GoCardless operates as a specialist Direct Debit payment processor regulated by the UK Financial Conduct Authority, offering lower transaction failure rates (2–4% vs. 4–6% for card payments) and automated retry logic that recovers involuntary payment failures without manual intervention, making it fundamentally different from generalist payment gateways like Stripe or PayPal that treat Direct Debit as a secondary payment method.

The company's core differentiator is Success+, an intelligent retry system that automatically resubmits failed Direct Debit transactions at optimal times based on customer bank account patterns and historical success data. This feature alone improves collection rates by up to 8% compared to single-attempt payment processing, which translates directly to revenue recovery for subscription and recurring billing businesses. A SaaS company collecting £10,000 monthly with a typical 4% involuntary churn rate would recover approximately £320 per month through Success+ retries—over £3,800 annually—without requiring manual dunning workflows or customer outreach.

Direct Debit itself is a mature UK banking standard with built-in consumer protections and regulatory oversight. Unlike card payments, which settle instantly but carry chargeback risk and dispute delays, Direct Debit transactions are processed through the UK's Bacs system (now part of Faster Payments), take 3–5 working days to settle, but are rarely disputed and carry minimal fraud risk. This settlement timeline is longer than card processing but the certainty of payment and absence of chargebacks makes Direct Debit cash flow more predictable for businesses with recurring revenue models.

Feature Breakdown: What You Actually Get with GoCardless

GoCardless provides three primary feature categories: payment collection infrastructure (Direct Debit mandate capture, payment links, API integration), payment intelligence (Success+ retries, Open Banking authentication, fraud detection), and merchant tools (dashboard reporting, webhooks, settlement management). Understanding which features matter for your use case determines whether GoCardless' pricing and referral offer represent genuine value.

Payment collection infrastructure is the foundation. Businesses can collect payments via three routes: (1) the GoCardless dashboard, where you create payment links and send them to customers via email or invoice; (2) API integration, where you embed payment collection directly into your application or billing system; or (3) pre-built integrations with accounting software (Xero, FreshBooks, Sage) and subscription platforms (Chargify, Recurly, Zuora). The dashboard route requires no technical setup and is suitable for small businesses or those collecting payments infrequently.
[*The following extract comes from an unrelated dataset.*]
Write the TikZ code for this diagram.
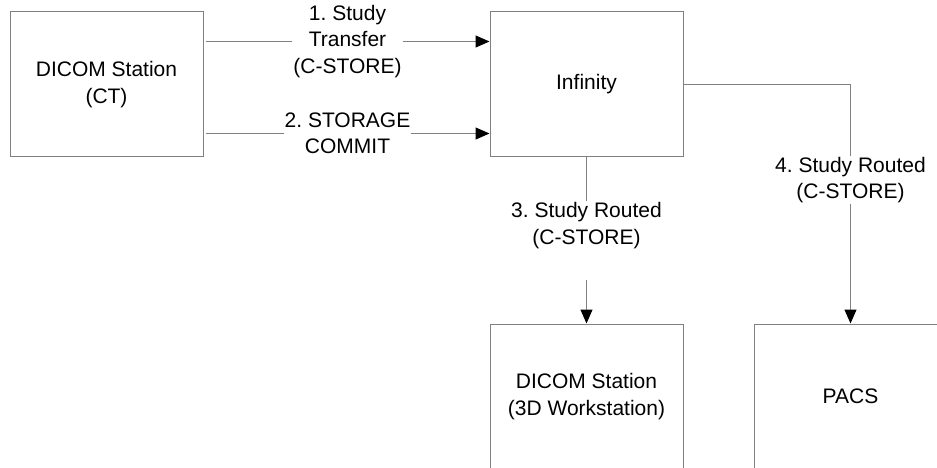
\documentclass[tikz,border=0pt]{standalone}
\usepackage{fontspec}
\setmainfont{Liberation Sans}
\usetikzlibrary{arrows.meta}
\definecolor{linegray}{HTML}{808080}
\frenchspacing
\begin{document}
\begin{tikzpicture}[x=1pt,y=-1pt,
  font=\fontsize{21}{26.5}\selectfont\frenchspacing,
  box/.style={draw=linegray,line width=1pt,rectangle,minimum width=193pt,minimum height=145pt,inner sep=0pt,align=center,text=black},
  conn/.style={draw=linegray,line width=1pt,-{Triangle[length=14pt,width=12pt,color=black,fill=black]}},
  lbl/.style={fill=white,inner sep=1pt,align=center,text=black}]
\useasboundingbox (0,0) rectangle (937,468);
\clip (0,0) rectangle (937,468);
\fill[white] (0,0) rectangle (937,468);
\node[box] (ct) at (106.5,84.5) {DICOM Station\\(CT)};
\node[box] (inf) at (586.5,84.5) {Infinity};
\node[box] (ws) at (586.5,396.5) {DICOM Station\\(3D Workstation)};
\node[box] (pacs) at (850.5,396.5) {PACS};
\draw[conn] ([xshift=2pt,yshift=-30pt]ct.north east) -- node[lbl] (l1) {1. Study\\Transfer\\(C-STORE)} ([yshift=-30pt]inf.north west);
\draw[conn] ([xshift=2pt,yshift=24pt]ct.south east) -- node[lbl] (l2) {2. STORAGE\\COMMIT} ([yshift=24pt]inf.south west);
\draw[conn] (inf.south) -- node[lbl] (l3) {3. Study Routed\\(C-STORE)\\\strut} (ws.north);
\draw[conn] (inf.east) -| node[lbl,pos=0.70] (l4) {4. Study Routed\\(C-STORE)} (pacs.north);
\end{tikzpicture}
\end{document}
API integration is developer-friendly with comprehensive documentation, webhooks for real-time payment status updates, and SDKs in Python, Ruby, Node.js, and PHP—this is the route most SaaS companies and agencies take. Pre-built integrations eliminate the need for custom development if you already use a compatible billing or accounting platform.

Open Banking integration is a newer feature that allows customers to authorise payments by logging into their own bank app, rather than providing bank account details manually. This "Instant Bank Pay" flow reduces friction during checkout and improves payment authorisation rates because customers authenticate through their own bank's security rather than trusting a third-party form. For consumer-facing businesses, this feature can materially improve payment completion rates during signup or renewal flows.

Merchant reporting and analytics are available in the GoCardless dashboard, showing real-time payment status, settlement history, customer payment history, and failure reasons. You can export transaction data for accounting or business intelligence purposes, and set up webhooks to trigger custom actions in your application when payments succeed, fail, or are disputed. This level of transparency is standard across modern payment processors but GoCardless' reporting is particularly strong for Direct Debit-specific metrics like failure reason codes and retry success rates.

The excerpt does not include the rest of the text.